-- begin --

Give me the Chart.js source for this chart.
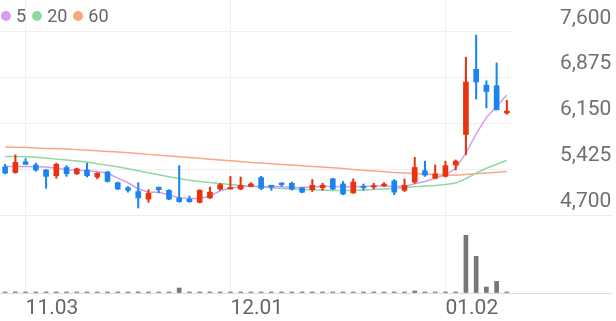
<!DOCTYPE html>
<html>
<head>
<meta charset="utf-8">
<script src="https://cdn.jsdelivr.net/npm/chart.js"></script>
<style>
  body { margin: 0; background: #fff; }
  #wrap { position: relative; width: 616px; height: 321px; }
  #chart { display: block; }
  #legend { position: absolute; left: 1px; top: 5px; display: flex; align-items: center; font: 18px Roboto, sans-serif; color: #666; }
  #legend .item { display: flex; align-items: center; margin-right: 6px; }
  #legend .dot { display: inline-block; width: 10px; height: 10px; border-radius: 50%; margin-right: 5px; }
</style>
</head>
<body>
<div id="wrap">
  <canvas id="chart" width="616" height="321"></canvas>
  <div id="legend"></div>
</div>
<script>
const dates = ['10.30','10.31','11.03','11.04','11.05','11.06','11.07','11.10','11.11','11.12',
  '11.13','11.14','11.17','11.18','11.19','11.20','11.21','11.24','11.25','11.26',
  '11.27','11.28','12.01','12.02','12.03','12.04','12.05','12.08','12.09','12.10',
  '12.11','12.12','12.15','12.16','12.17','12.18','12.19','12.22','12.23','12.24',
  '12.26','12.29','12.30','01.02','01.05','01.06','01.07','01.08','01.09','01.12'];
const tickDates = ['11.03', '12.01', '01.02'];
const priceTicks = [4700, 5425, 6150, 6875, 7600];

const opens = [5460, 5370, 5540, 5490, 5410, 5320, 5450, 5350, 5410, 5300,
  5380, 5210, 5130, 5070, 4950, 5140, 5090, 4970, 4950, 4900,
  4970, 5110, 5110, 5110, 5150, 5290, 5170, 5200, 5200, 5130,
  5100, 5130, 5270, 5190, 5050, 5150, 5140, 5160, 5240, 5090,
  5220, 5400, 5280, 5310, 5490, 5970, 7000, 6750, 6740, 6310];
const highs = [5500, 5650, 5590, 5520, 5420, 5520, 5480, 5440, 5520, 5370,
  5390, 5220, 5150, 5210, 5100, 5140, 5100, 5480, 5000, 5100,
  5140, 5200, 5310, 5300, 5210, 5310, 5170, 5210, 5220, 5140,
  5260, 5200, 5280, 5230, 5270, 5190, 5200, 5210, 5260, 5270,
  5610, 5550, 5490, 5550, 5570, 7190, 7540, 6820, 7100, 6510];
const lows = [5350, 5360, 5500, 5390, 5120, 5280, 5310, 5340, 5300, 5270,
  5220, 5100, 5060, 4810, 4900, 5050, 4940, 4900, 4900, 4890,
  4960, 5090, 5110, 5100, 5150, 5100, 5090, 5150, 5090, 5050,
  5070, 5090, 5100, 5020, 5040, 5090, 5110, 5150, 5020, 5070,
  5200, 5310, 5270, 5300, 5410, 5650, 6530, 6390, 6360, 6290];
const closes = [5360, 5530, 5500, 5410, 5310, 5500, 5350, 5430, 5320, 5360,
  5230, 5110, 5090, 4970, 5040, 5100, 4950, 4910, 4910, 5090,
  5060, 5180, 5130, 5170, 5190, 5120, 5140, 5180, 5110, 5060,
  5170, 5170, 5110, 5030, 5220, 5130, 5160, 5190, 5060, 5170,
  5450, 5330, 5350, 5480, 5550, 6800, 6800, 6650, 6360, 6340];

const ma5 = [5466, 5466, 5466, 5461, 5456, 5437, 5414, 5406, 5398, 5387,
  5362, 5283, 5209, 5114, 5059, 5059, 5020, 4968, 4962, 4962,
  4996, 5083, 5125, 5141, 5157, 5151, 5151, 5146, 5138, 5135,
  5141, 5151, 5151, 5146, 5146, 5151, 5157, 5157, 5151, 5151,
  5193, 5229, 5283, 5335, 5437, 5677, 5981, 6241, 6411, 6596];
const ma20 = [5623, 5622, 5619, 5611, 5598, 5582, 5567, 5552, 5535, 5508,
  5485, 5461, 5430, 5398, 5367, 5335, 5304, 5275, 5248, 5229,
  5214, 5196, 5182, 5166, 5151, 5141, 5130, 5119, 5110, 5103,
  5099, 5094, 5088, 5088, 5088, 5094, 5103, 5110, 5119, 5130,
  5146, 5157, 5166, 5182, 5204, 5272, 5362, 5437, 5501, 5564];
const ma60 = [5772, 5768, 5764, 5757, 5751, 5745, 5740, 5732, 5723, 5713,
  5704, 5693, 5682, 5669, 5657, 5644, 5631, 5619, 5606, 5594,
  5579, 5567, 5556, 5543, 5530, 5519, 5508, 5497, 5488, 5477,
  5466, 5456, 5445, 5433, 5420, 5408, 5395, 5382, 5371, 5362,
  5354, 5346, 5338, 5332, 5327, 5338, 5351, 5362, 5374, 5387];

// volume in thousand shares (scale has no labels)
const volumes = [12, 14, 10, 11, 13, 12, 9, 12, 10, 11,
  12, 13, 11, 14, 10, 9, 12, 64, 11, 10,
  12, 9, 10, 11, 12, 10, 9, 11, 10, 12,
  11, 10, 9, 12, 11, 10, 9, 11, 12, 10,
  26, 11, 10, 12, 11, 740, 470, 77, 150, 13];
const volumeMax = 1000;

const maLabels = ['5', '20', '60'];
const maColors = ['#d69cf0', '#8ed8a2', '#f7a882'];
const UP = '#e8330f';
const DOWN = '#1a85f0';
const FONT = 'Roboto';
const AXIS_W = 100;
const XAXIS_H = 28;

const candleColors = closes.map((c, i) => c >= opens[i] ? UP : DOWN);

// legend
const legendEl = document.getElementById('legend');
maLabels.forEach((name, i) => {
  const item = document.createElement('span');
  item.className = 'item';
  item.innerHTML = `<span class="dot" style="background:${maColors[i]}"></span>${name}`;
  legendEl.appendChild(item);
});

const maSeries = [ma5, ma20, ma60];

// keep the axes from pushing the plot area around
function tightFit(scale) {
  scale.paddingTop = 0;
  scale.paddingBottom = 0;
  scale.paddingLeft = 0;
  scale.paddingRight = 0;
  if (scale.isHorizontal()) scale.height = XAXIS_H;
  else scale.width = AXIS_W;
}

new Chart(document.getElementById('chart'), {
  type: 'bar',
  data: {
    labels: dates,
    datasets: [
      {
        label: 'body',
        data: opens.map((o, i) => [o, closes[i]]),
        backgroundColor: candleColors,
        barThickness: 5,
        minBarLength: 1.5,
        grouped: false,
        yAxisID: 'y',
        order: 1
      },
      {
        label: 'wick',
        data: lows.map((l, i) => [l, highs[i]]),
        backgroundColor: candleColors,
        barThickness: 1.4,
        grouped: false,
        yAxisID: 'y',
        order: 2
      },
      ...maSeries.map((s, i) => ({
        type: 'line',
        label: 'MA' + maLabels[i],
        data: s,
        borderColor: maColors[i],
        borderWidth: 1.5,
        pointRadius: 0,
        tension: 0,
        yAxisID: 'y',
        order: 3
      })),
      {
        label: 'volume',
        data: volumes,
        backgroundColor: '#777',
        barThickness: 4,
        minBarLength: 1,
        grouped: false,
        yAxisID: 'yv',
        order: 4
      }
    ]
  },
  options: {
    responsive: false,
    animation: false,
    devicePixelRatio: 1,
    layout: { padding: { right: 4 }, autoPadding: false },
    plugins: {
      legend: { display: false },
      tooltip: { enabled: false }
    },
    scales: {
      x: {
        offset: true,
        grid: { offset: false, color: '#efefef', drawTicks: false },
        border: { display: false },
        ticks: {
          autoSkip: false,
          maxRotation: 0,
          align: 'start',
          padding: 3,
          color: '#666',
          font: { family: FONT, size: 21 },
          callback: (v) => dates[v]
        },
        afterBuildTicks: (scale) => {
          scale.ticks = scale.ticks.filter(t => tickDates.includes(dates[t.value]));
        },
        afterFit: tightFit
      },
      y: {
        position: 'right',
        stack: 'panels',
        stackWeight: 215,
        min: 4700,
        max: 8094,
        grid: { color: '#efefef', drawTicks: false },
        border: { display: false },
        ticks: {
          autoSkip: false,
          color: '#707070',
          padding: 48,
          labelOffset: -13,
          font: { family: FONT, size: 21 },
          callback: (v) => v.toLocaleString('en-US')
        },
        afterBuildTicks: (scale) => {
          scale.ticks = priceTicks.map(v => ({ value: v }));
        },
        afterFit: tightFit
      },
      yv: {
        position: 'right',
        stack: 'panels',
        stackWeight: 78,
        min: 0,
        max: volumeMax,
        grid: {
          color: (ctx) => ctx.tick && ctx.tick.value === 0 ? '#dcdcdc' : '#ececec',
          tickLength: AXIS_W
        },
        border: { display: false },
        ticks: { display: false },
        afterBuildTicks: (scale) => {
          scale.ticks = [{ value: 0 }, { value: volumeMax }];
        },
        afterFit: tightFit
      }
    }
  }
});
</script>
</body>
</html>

-- end --

WHAT YOU HAVE TO DO: The lines from the top of the data above through the one holding "const priceTicks = [4700, 5425, 6150, 6875, 7600];" are to be repeated exactly, and only those, with no pictures.

EXERCISE SOLUTION:
Give me the Chart.js source for this chart.
<!DOCTYPE html>
<html>
<head>
<meta charset="utf-8">
<script src="https://cdn.jsdelivr.net/npm/chart.js"></script>
<style>
  body { margin: 0; background: #fff; }
  #wrap { position: relative; width: 616px; height: 321px; }
  #chart { display: block; }
  #legend { position: absolute; left: 1px; top: 5px; display: flex; align-items: center; font: 18px Roboto, sans-serif; color: #666; }
  #legend .item { display: flex; align-items: center; margin-right: 6px; }
  #legend .dot { display: inline-block; width: 10px; height: 10px; border-radius: 50%; margin-right: 5px; }
</style>
</head>
<body>
<div id="wrap">
  <canvas id="chart" width="616" height="321"></canvas>
  <div id="legend"></div>
</div>
<script>
const dates = ['10.30','10.31','11.03','11.04','11.05','11.06','11.07','11.10','11.11','11.12',
  '11.13','11.14','11.17','11.18','11.19','11.20','11.21','11.24','11.25','11.26',
  '11.27','11.28','12.01','12.02','12.03','12.04','12.05','12.08','12.09','12.10',
  '12.11','12.12','12.15','12.16','12.17','12.18','12.19','12.22','12.23','12.24',
  '12.26','12.29','12.30','01.02','01.05','01.06','01.07','01.08','01.09','01.12'];
const tickDates = ['11.03', '12.01', '01.02'];
const priceTicks = [4700, 5425, 6150, 6875, 7600];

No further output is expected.